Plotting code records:
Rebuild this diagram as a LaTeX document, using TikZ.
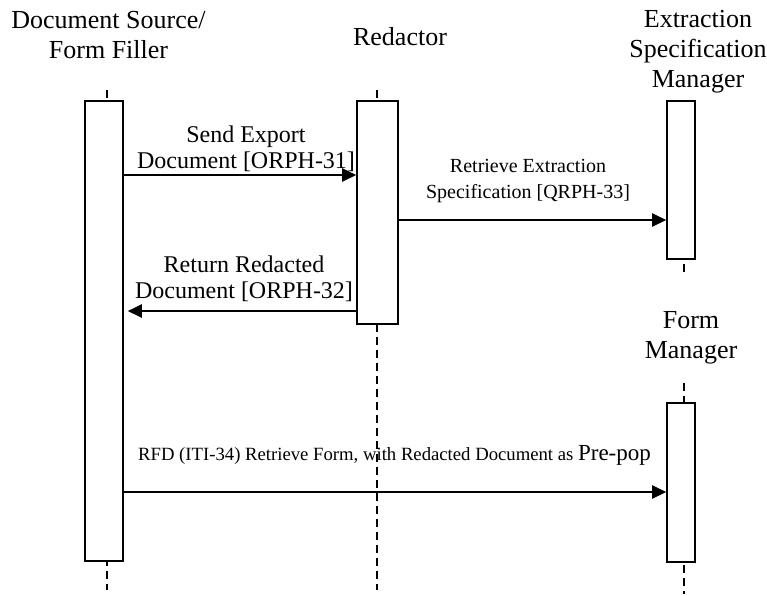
\documentclass[tikz,border=0pt]{standalone}
\usepackage{fontspec}
\setmainfont{Liberation Serif}
\usetikzlibrary{arrows.meta}
\begin{document}
\begin{tikzpicture}[x=1pt,y=-1pt,
  actbox/.style={draw, line width=1.6pt, fill=white, inner sep=0pt},
  lifeline/.style={line width=1.3pt, dash pattern=on 8pt off 5pt},
  msg/.style={line width=2.4pt, -{Triangle[length=14pt,width=13pt]}},
  title/.style={font=\fontsize{26}{30}\selectfont, align=center, anchor=base, inner sep=0pt},
  lab/.style={font=\fontsize{24}{26}\selectfont, align=center, anchor=base, inner sep=0pt},
  labs/.style={font=\fontsize{20}{26}\selectfont, align=center, anchor=base, inner sep=0pt}]
\useasboundingbox[fill=white] (0,0) rectangle (767,595);

% lifeline anchor points
\coordinate (dsTop) at (107,90);
\coordinate (dsBot) at (107,590);
\coordinate (rdTop) at (377,90);
\coordinate (rdBot) at (377,590);
\coordinate (esBot) at (684,272);
\coordinate (fmTop) at (684,383);
\coordinate (fmBot) at (684,594);

% lifelines
\draw[lifeline] (dsTop) -- (dsBot);
\draw[lifeline] (rdTop) -- (rdBot);
\draw[lifeline] (684,264) -- (esBot);
\draw[lifeline] (fmTop) -- (fmBot);

% activation boxes
\node[actbox, minimum width=38pt, minimum height=460pt] (dsbox) at (104,331) {};
\node[actbox, minimum width=41pt, minimum height=223pt] (rdbox) at (377.5,212.5) {};
\node[actbox, minimum width=28pt, minimum height=158pt] (esbox) at (681,180) {};
\node[actbox, minimum width=28pt, minimum height=159pt] (fmbox) at (681,482.5) {};

% participant titles (base = baseline of last line)
\node[title] (dsf) at (108.5,58) {Document Source/\\Form Filler};
\node[title] (red) at (400,45) {Redactor};
\node[title] (esm) at (698,87) {Extraction\\Specification\\Manager};
\node[title] (fm) at (691,358) {Form\\Manager};

% message labels
\node[lab] (m1) at (246,168) {Send Export\\Document [ORPH-31]};
\node[labs] (m2) at (528,198) {Retrieve Extraction\\Specification [QRPH-33]};
\node[lab] (m3) at (244,298) {Return Redacted\\Document [ORPH-32]};
\node[anchor=base west, inner sep=0pt] (m4) at (138,460)
  {\fontsize{18.7}{22}\selectfont RFD (ITI-34) Retrieve Form, with Redacted Document as {\fontsize{23}{26}\selectfont Pre-pop}};

% messages
\draw[msg] (dsbox.east |- 0,175) -- (rdbox.west |- 0,175);
\draw[msg] (rdbox.east |- 0,220) -- (esbox.west |- 0,220);
\draw[msg] (rdbox.west |- 0,311) -- ([xshift=4pt]dsbox.east |- 0,311);
\draw[msg] (dsbox.east |- 0,492) -- (fmbox.west |- 0,492);
\end{tikzpicture}
\end{document}
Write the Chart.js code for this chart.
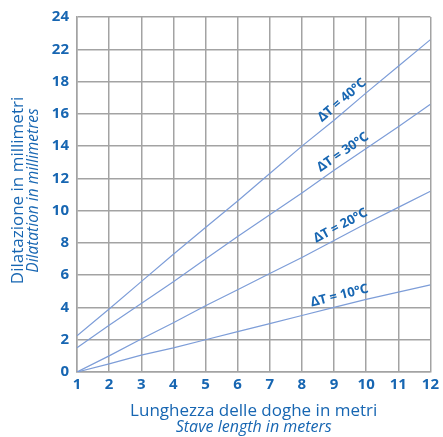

Problem statement:
Your task is to restate word for word the lines from the top of the data to the line containing "(0,0) rectangle (767,595);", both ends included, with every picture left out.

Worked solution:
Rebuild this diagram as a LaTeX document, using TikZ.
\documentclass[tikz,border=0pt]{standalone}
\usepackage{fontspec}
\setmainfont{Liberation Serif}
\usetikzlibrary{arrows.meta}
\begin{document}
\begin{tikzpicture}[x=1pt,y=-1pt,
  actbox/.style={draw, line width=1.6pt, fill=white, inner sep=0pt},
  lifeline/.style={line width=1.3pt, dash pattern=on 8pt off 5pt},
  msg/.style={line width=2.4pt, -{Triangle[length=14pt,width=13pt]}},
  title/.style={font=\fontsize{26}{30}\selectfont, align=center, anchor=base, inner sep=0pt},
  lab/.style={font=\fontsize{24}{26}\selectfont, align=center, anchor=base, inner sep=0pt},
  labs/.style={font=\fontsize{20}{26}\selectfont, align=center, anchor=base, inner sep=0pt}]
\useasboundingbox[fill=white] (0,0) rectangle (767,595);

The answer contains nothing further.